The Christmas period is fast approaching and the King George VI Chase is the jewel in the crown of a stacked festive racing programme.
Here we take a look at the major players...
Might Bite is the bookmakers’ idea of the most likely winner, and yet of those in with a major chance he arguably has the most to prove. The reason he is favourite is because he is undoubtedly a wondrous talent.
Since falling at the last when 18 lengths clear in the novice equivalent of the King George last year he has gone unbeaten, winning four races including Grade 1s at the Cheltenham and Aintree spring festivals and on his return at Sandown last month.
But he is also quirky. On top of that lapse in concentration at the last he nearly threw away that Cheltenham win. He turned in 12 lengths clear of Whisper but after the last he idled, then hung to the exit. In the process he lost the lead.
The fact he got back up is to his credit but playing up in a similar manner here would prove more costly. His temperamental nature is prominent enough champion trainer Nicky Henderson opted to bring him here via quieter waters to try and keep a lid on him and as a result he is as yet untested in open Grade 1 company - with both his wins at that level to date coming over fellow novices last season.
This is by far the stiffest test he has faced and he is a reckless enough character he could quite easily manage to find a way to blow an unassailable lead, but he also has the ability to blow the field apart.
Bristol De Mai
If Might Bite has the most to prove, Bristol De Mai may be the most underrated horse in the field. He certainly has more than his fair share of knockers, and yet if you delve through his form it is hard to work out quite why. At just six he is one of the youngest in the race, Might Bite did not see a racecourse until he was six, yet he is among the most accomplished.

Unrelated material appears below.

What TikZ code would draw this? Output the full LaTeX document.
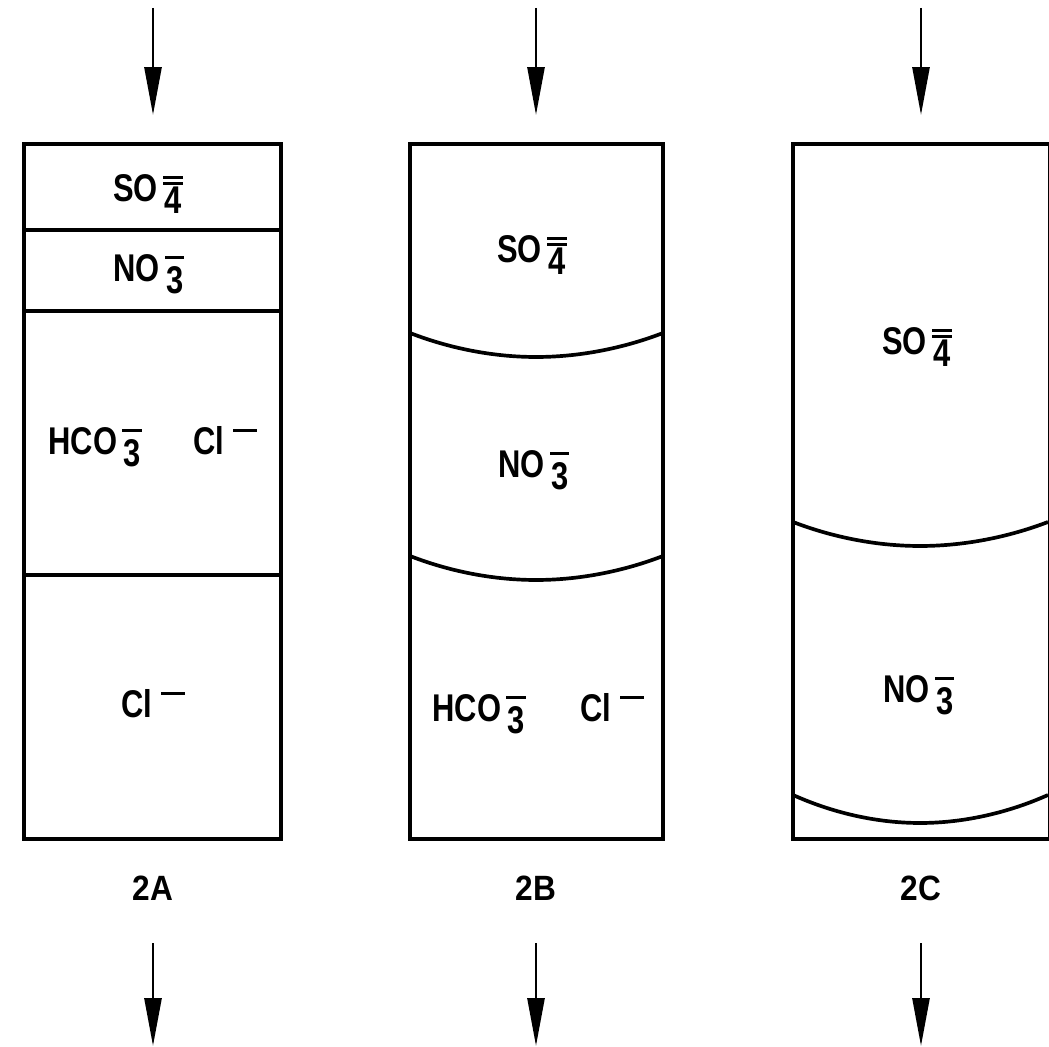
\documentclass[tikz,border=0pt]{standalone}
\usepackage{fontspec}
\setmainfont{Liberation Sans}[FakeStretch=0.8]
\newfontfamily\capfont{Liberation Sans}[FakeStretch=0.9]
\usepackage{tikz}
\usetikzlibrary{arrows.meta}

% charge bars and lowered digit of an ion
\newcommand{\topbar}{\rlap{\rule[13.2pt]{11pt}{1.8pt}}}
\newcommand{\lowbar}{\rlap{\rule[9.5pt]{11pt}{1.8pt}}}
\newcommand{\subdig}[1]{\raisebox{-6.5pt}{\makebox[11pt]{#1}}}
\newcommand{\monoion}[2]{#1\kern3pt\topbar\subdig{#2}}
\newcommand{\diion}[2]{#1\kern3pt\topbar\lowbar\subdig{#2}}
\newcommand{\chloride}{Cl\kern5pt\rule[13.2pt]{13.5pt}{1.8pt}}

\begin{document}
\begin{tikzpicture}[x=0.02cm,y=-0.02cm,
  wall/.style={line width=2.2pt},
  front/.style={line width=2.1pt},
  ionlbl/.style={inner sep=0pt, anchor=base west, font=\fontsize{22}{26}\selectfont\bfseries},
  collbl/.style={inner sep=0pt, anchor=base, font=\capfont\fontsize{20}{24}\selectfont\bfseries},
  flow/.style={line width=1.6pt, -{Triangle[length=0.96cm,width=0.34cm]}}]

  \fill[white] (0,0) rectangle (1049,1047);
  \useasboundingbox (0,0) rectangle (1049,1047);
  \clip (0,0) rectangle (1049,1047);

  % flow in and out of each column
  \foreach \col/\x in {a/153,b/536,c/921} {
    \coordinate (in\col)   at (\x,8);
    \coordinate (top\col)  at (\x,115);
    \coordinate (bot\col)  at (\x,943);
    \coordinate (out\col)  at (\x,1046);
    \draw[flow] (in\col) -- (top\col);
    \draw[flow] (bot\col) -- (out\col);
  }

  % column 2A: flat bands
  \draw[wall] (24,144) rectangle (281,839);
  \draw[wall] (24,230) -- (281,230);
  \draw[wall] (24,311) -- (281,311);
  \draw[wall] (24,575) -- (281,575);

  % column 2B: curved fronts
  \draw[wall] (410,144) rectangle (663,839);
  \draw[front] (410,333) parabola bend (536,357) (663,333);
  \draw[front] (410,556) parabola bend (536,580) (663,556);

  % column 2C: curved fronts, cut at the right
  \draw[wall] (793,144) rectangle (1049.5,839);
  \draw[front] (793,522) parabola bend (920,546) (1048,522);
  \draw[front] (793,795) parabola bend (920,823) (1048,795);

  % ions
  \node[ionlbl] (so4a) at (113,202) {\diion{SO}{4}};
  \node[ionlbl] (no3a) at (113,282) {\monoion{NO}{3}};
  \node[ionlbl] (hcoa) at (48,455)  {\monoion{HCO}{3}};
  \node[ionlbl] (cla)  at (193,455) {\chloride};
  \node[ionlbl] (clbota) at (121,718) {\chloride};

  \node[ionlbl] (so4b) at (497,263) {\diion{SO}{4}};
  \node[ionlbl] (no3b) at (498,478) {\monoion{NO}{3}};
  \node[ionlbl] (hcob) at (432,722) {\monoion{HCO}{3}};
  \node[ionlbl] (clb)  at (580,722) {\chloride};

  \node[ionlbl] (so4c) at (882,355) {\diion{SO}{4}};
  \node[ionlbl] (no3c) at (883,703) {\monoion{NO}{3}};

  % column names
  \node[collbl] (capa) at (153,900) {2A};
  \node[collbl] (capb) at (536,900) {2B};
  \node[collbl] (capc) at (921,900) {2C};

\end{tikzpicture}
\end{document}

At the age of four he was already running in Grade 1s with his trainer, the highly accomplished Nigel Twiston-Davies, comparing him to superstar Sprinter Sacre. It has taken him a while to fully develop, which is unsurprising given the age at which he burst onto the scene, and this year he seems to have come of age.
He won the Charlie Hall at Wetherby from stablemate Blaklion, form the runner-up has franked since, and last time out he ran away with the Grade 1 Betfair Chase at Haydock by a whopping 57 lengths - a record winning margin for a Grade 1 this millennium.
That was the race Kauto Star, Long Run, Silviniaco Conti and Cue Card have used en route to victory in eight of the last ten renewals and his best form has been produced on ground described as soft or heavy, so testing conditions would be further in his favour.
The year since winning last season’s edition has been as bad for Thistlecrack as the year preceding that win was excellent. In the 12 months prior to winning he won a further six times, including absolutely hacking up at both Cheltenham and Aintree over hurdles and then making a brilliant start to his chasing career culminating in becoming the first ever novice to win the King George.
Since then he has run just twice. On the first occasion he was beaten at Cheltenham by the tenacious but ill-fated Many Clouds. He was subsequently found to be injured and it meant missing the Gold Cup. On his comeback from injury, back over hurdles at Newbury at the start of the month, he was a disappointing fifth of six - beaten 13 lengths.
He ran promisingly for a long way but faded very tamely. That could just be a lack of fitness and if the 25 days he has had since have been enough to rectify that then he certainly has the talent. But if injury has robbed him of that extra gear he seemed to have at the end of his races then this could be a tough ask.
What will be there come the end of the race is the question surrounding Thistlecrack’s stablemate Fox Norton, but for very different reasons. Fox Norton does not have fitness concerns, he’s run six times in the last year and twice already this season with great credit, but rather due to stamina doubts.
Fox Norton has, until now, competed exclusively over shorter. He has only once run over a trip within half a mile of the King George’s and has spent the rest of his career racing over a trips more than three-quarters of a mile below that which he will encounter at Kempton. Given the King George is over three miles that is a sizable gap.
In the plus column his form over those shorter trips is pretty stellar, that one race over a bit further was the best performance of his career and a whole host of King George winners - Edredon Bleu, Kicking King, Kauto Star, Long Run and Cue Card - have come in with a similar profile with their biggest wins before their first King George coming over shorter.
If he takes to it and improves for the step up as they did, he is a major player. But it is a big if.
The King George always attracts a stacked field and several others deserve a mention. Whisper’s got closest to Might Bite so far, twice in fact, while the all-conquering Willie Mullins has long touted Djakadam for this but he disappointed last time and Ireland’s best hope may lie with the Noel Meade pair of Disko, a sensational jumper who should appreciate this speed test, and his stablemate Road To Respect.